Immigration is a current hot topic issue in the United States, and it has been for many years. There are millions of people in the United States who have come here without authorization. They work, build families, pay taxes, and contribute to society without many people knowing they are an undocumented immigrant. Many go unnoticed for several years because they maintain a low profile to not attract attention from law enforcement or Immigration and Customs Enforcement (ICE). The main efforts of ICE focus on arresting undocumented immigrants who have committed felony offenses. This leaves many people peacefully building a life in the United States, even though they do not have proper documentation to be staying here.The terrorist attacks on September 11th, 2001 changed much in this country, from airplane travel to war in the Middle East. They also affected people in the United States on a smaller, yet still significant, scale. Specifically, they affected people’s ability to obtain a driver’s license with only the proper identification from their native country. Congress enacted “REAL ID in 2005 creating standards for state-issued driver’s licenses, including evidence of lawful status” (Mendoza). Many people were left without the ability to legally drive their cars as they had for many years before. People were left unable to legally get to work, take their children to daycare, or get to doctor appointments in a timely manner. Even those who already had a valid driver’s license could no longer renew even though they were willing to pay the fees, maintained a good driving record, and held insurance within the guidelines of this current legislation.
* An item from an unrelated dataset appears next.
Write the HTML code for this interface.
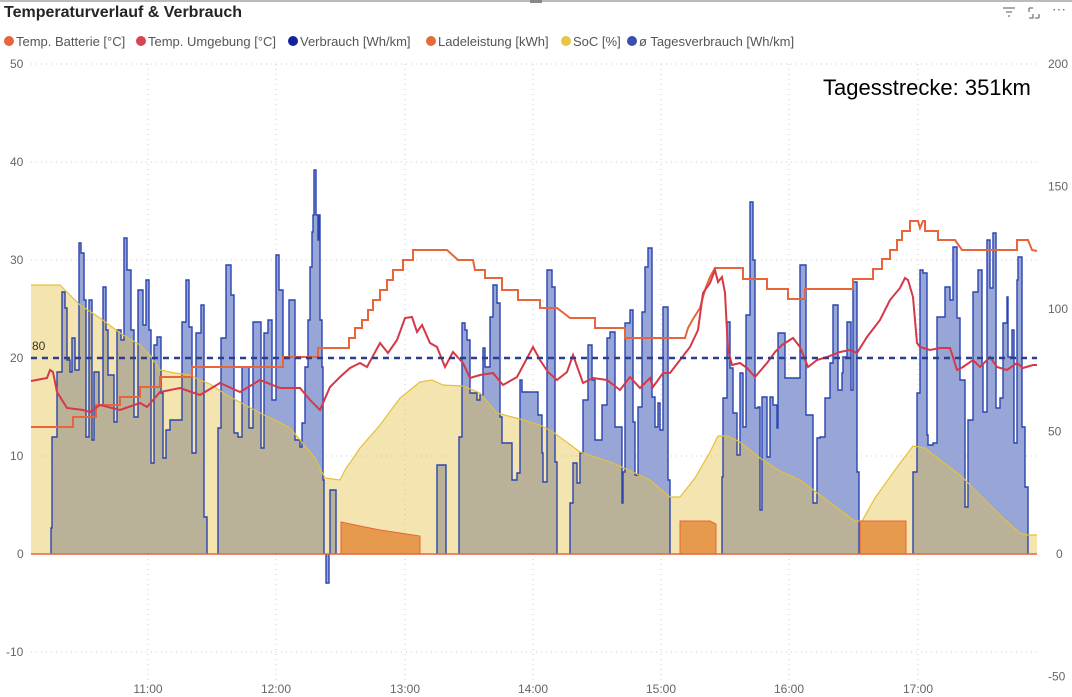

So far, several states have done so. The following states have changed their laws and implemented driver cards for immigrants: New Mexico, Utah, Illinois, Nevada, Maryland, Vermont, District of Colombia, Colorado, California, Connecticut, Delaware, Washington, and Hawaii (ProCon.org). Each state has their own caveats as to how their programs work. For example, “…Delaware requires that the applicant has filed a Delaware income tax return or resided in Delaware and has been claimed as dependent by an individual who has filed a state income tax return for the preceding two years”. Only half of the states and the District of Columbia require legal residency in order to issue a driver card. The State of Illinois allows “a temporary visitor’s driver’s license” to an individual who has resided in Illinois for a specified time but is ineligible to obtain a Social Security number…” Some states also have protections for undocumented immigrants applying for a driver card. For example, Nevada “… prohibits the release of information relating to legal status for purposes relating to the enforcement of immigration laws.” The states have the ability to tailor the limitations and privileges of the driver card to what they desire. There is a limitation on the use of the driver card outside of providing legal driving status as set by the federal government; however, the requirements for a person to be eligible is determined on the state level.
Currently, in the state of Wisconsin, there is no method available for undocumented immigrants to obtain a driver card. Legislation proposed in 2015 called for the creation of driver cards for undocumented immigrants; this bill failed to pass in 2017 (Schneider). The driver card issue is not new to the state of Wisconsin, and has been raised in the Wisconsin legislature many times over the past years. Opposition to such legislation tends to come from the Republican Party, who suggest that the cards will be used by undocumented immigrants to vote in elections. Proponents of the bill plan to revise and reintroduce it, with the cards distinctly labeled as “not valid for voting,” which they hope will reduce opposition from other policymakers. This bill may actually have social and economic benefits for the state of Wisconsin.